The second half of the 4th millennium B.C. was a pivotal time in the development of complex societies in the Near East. Nowhere is this clearer than in the alluvial lowlands of southern Iraq, where Mesopotamian civilization had its origins. The process whereby this occurred is only beginning to be fathomed, but it is clear that communities in the southern Mesopotamian alluvium were expanding rapidly. Internally, this is discernible in the explosive growth of cities and their dependencies, as documented in surveys by Adams (1981). The city of Warka (ancient Uruk), for example, grew to an estimated 200 hectares by the Late Uruk period (Finkbeiner 1987), largely by incorporating rural populations from the surrounding countryside. Rapidly developing social and political differentiation is also observable within alluvial polities at this time. This may be inferred from architectural complexes at Warka and Eridu, where earlier prehistoric temples give way without interruption to ever more massive and complex Uruk administrative structures (Heinrich 1982; Safar et al. 1981).

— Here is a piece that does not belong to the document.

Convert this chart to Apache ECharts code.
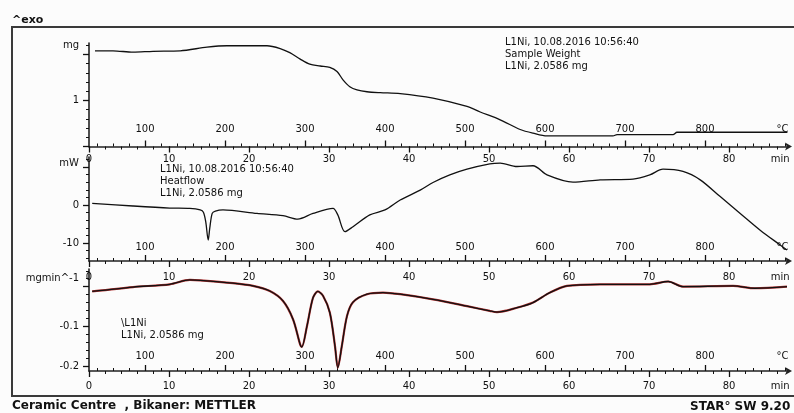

Other innovations include new forms of economic arrangements and record keeping, possibly for the first time in human history (Nissen 1985, 1986). Pertinent archaeological, representational, and textual evidence (such as Warka’s Archaic Texts) suggest that by the Uruk period the state held control of a portion of the means of production (encumbered labor) and of its surplus (Zagarell 1986), and that craft and occupational specialization on an industrial scale had been developed (Nissen 1970, 1976). These changes were accompanied by the creation of new forms of symbolic representation that were presumably needed to validate the transformations taking place in the realm of social and political relationships. In turn, this led to the creation of an artistic tradition and iconographical repertoire that was to set the framework for pictorial representation in Mesopotamia for millennia to follow.